The shootings at the toll gate and in another part of Lagos resulted in the deaths of 12 persons, Amnesty International said after its investigations, but the Nigerian government and the army have continued to deny that anyone was killed by security forces at the toll gate.
Weeks after the protest, the Nigerian army admitted that the soldiers were deployed with live ammunition, but it denied that soldiers fired on the protesters.
Most states in Nigeria set up judicial panels to investigate allegations of police brutality, but the Lagos government expanded the scope of its commission to probe the shooting incident at the Lekki toll gate and to award compensation to those who filed charges.
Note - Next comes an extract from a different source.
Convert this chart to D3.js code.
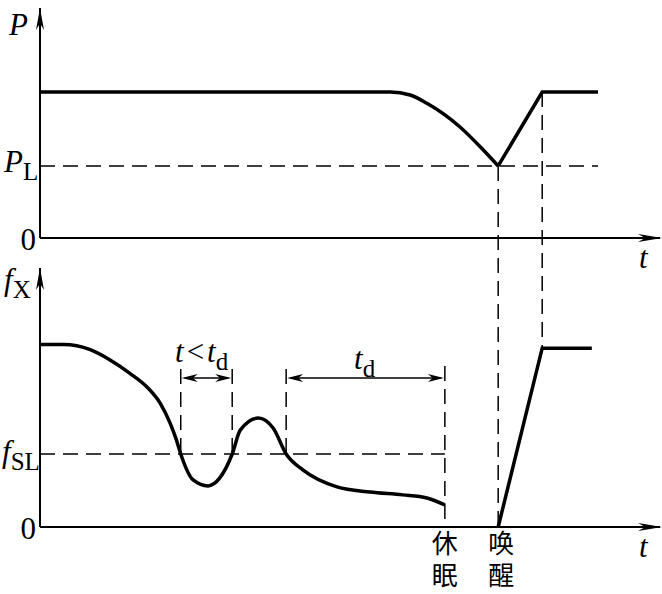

The panel awarded about $1 million in compensation to 70 people who filed charges that they had been victims of police brutality in the October demonstrations. Dozens of others have filed complaints but still await justice as those petitions have not yet been considered.
“We had 42 cases left out of about 250 … excluding the investigation of Lekki toll gate (shooting),” said a member of the panel, who spoke on condition of anonymity. The panel did not have time to consider the other complaints, said the panel member. “What we have done, there is no court in the world that will do it in one year.”
The panel recommends wide-ranging “holistic police reforms” including the creation of a standing committee “to deal with cases of violation of human rights by security agencies.” Lagos Gov. Sanwo-Olu said he has set up a four-member committee “to ensure we get to work on implementation” of the recommendations.
While much of the attention has been on Lagos, dozens of charges of brutality filed in at least nine other states had indefinitely postponed their proceedings, Amnesty International and petitioners told AP.